题目:不写了
描述:省略
我的思路:递归实现的二分法查找。
记录数组的长和宽,用二分查找找到位于中间的那个元素,以这个元素为中心,根据他的横纵坐标轴可以把原二位数组划分为四份。
其中,左上角的二维数组中的任意元素,必定小于等于该元素,右下角的二维数组中的任意元素必定大于该元素。
因此,只要我们在每一次寻找中间元素的过程时,记录下必定大于目标元素,和小于目标元素的横纵坐标的上界与下界。将左上角和右下角的二维数组排除,对左下角和右上角的二维数组迭代这一过程,就可确定数组中是否存在该元素。
该方法,每一次划分二维数组的过程的时间复杂度是log
(n),而每一次排除剩余元素的一半,因此总共会进行logn次,也就是O((logn)的平方)的时间复杂度
public class Test4 {
public static void main(String[] args) {
// TODO Auto-generated method stub
Scanner input = new Scanner(System.in);
int width = 0;
int height = 0;
width = input.nextInt();
height = input.nextInt();
int findInt = input.nextInt();
ArrayList<ArrayList<Integer>> dimen2 = new ArrayList<ArrayList<Integer>>(height);
for(int count = 0; count < height ; count++) {
ArrayList<Integer> temp = new ArrayList<Integer>(width);
for(int count_inner = 0;count_inner < width; count_inner++) {
temp.add(input.nextInt());
}
dimen2.add(temp);
}
show(width,height,dimen2);
boolean result = false;
if(dimen2.get(width-1).get(height-1) < findInt) {
result = false;
}else {
result = binary_find(0,width,0,height,dimen2,findInt);
}
if(result == true) {
System.out.println("ok");
}else {
System.out.println("not yet");
}
}
public static boolean binary_find(int least_width,int biggest_width,int least_height,int biggest_height,ArrayList<ArrayList<Integer>> dimen2,int findInt) {
int mid_width = (biggest_width - least_width)/2;
int mid_height = (biggest_height - least_height)/2;
int cash_bw = biggest_width;
int cash_bh = biggest_height;
int cash_lw = least_width;
int cash_lh = least_height;
while(true) {
if(dimen2.get(mid_width).get(mid_height) == findInt) {
return true;
}else if(dimen2.get(mid_width).get(mid_height) < findInt) {
least_width = mid_width;
least_height = mid_height;
mid_width = (least_width + biggest_width)/2;
mid_height = (least_height + biggest_height)/2;
}else if(dimen2.get(mid_width).get(mid_height) > findInt) {
biggest_width = mid_width;
biggest_height = mid_height;
mid_width = (least_width + biggest_width)/2;
mid_height = (least_height + biggest_height)/2;
}
if(biggest_width - least_width <= 1) {
break;
}
}
if(least_width + 1 != cash_lw && biggest_height != cash_bh) {
binary_find(least_width + 1,cash_bw,cash_lh,biggest_height,dimen2,findInt);
}
if(biggest_width != cash_bw && least_height + 1 != cash_lh) {
binary_find(cash_lw,biggest_width,least_height + 1,cash_bh,dimen2,findInt);
}
return false;
}
public static void show(int width,int height,ArrayList<ArrayList<Integer>> dimen2) {
for(int count = 0; count < height ; count++) {
for(int count_inner = 0;count_inner < width; count_inner++) {
System.out.print(dimen2.get(count).get(count_inner)+" ");
}
System.out.println();
}
}
}
作者的方法是从右上角第一个元素开始,进行判断,若比要寻找的元素大,则将坐标左移,若比要寻找的元素小,则将坐标下移,直至遍历完成,时间复杂度O(n+m)

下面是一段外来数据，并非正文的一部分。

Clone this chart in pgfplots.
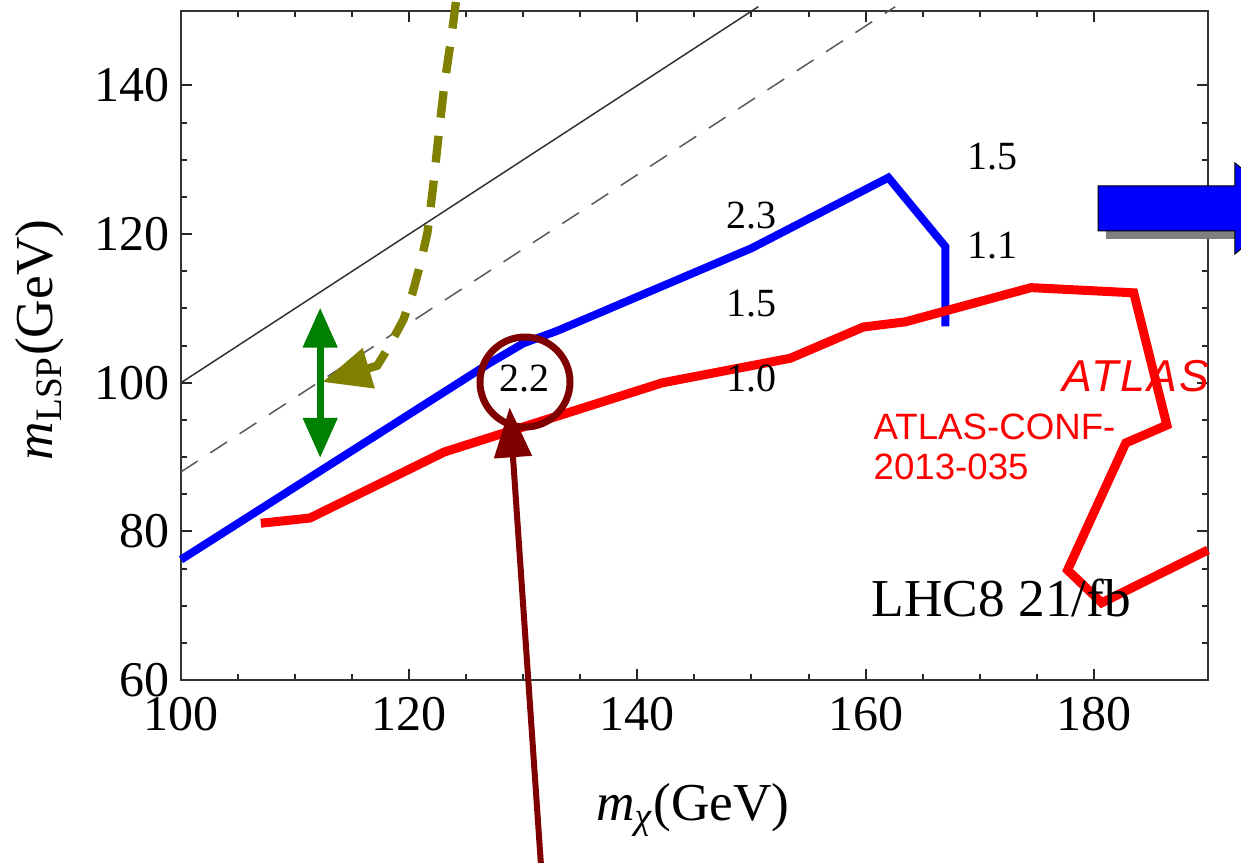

public static boolean authorMethod(int width,int height,ArrayList<ArrayList<Integer>> dimen2,int findInt) {
int start_width = width-1;
int start_height = 0;
while(start_width > 0 && start_height < height) {
System.out.println(dimen2.get(start_height).get(start_width));
if(dimen2.get(start_height).get(start_width) < findInt) {
start_height++;
}else if(dimen2.get(start_height).get(start_width) > findInt) {
start_width--;
}else {
return true;
}
}
return false;
}
算是两种方法吧,觉得自己的方法,用二分法是快一些,但是递归要为方法开辟很多空间。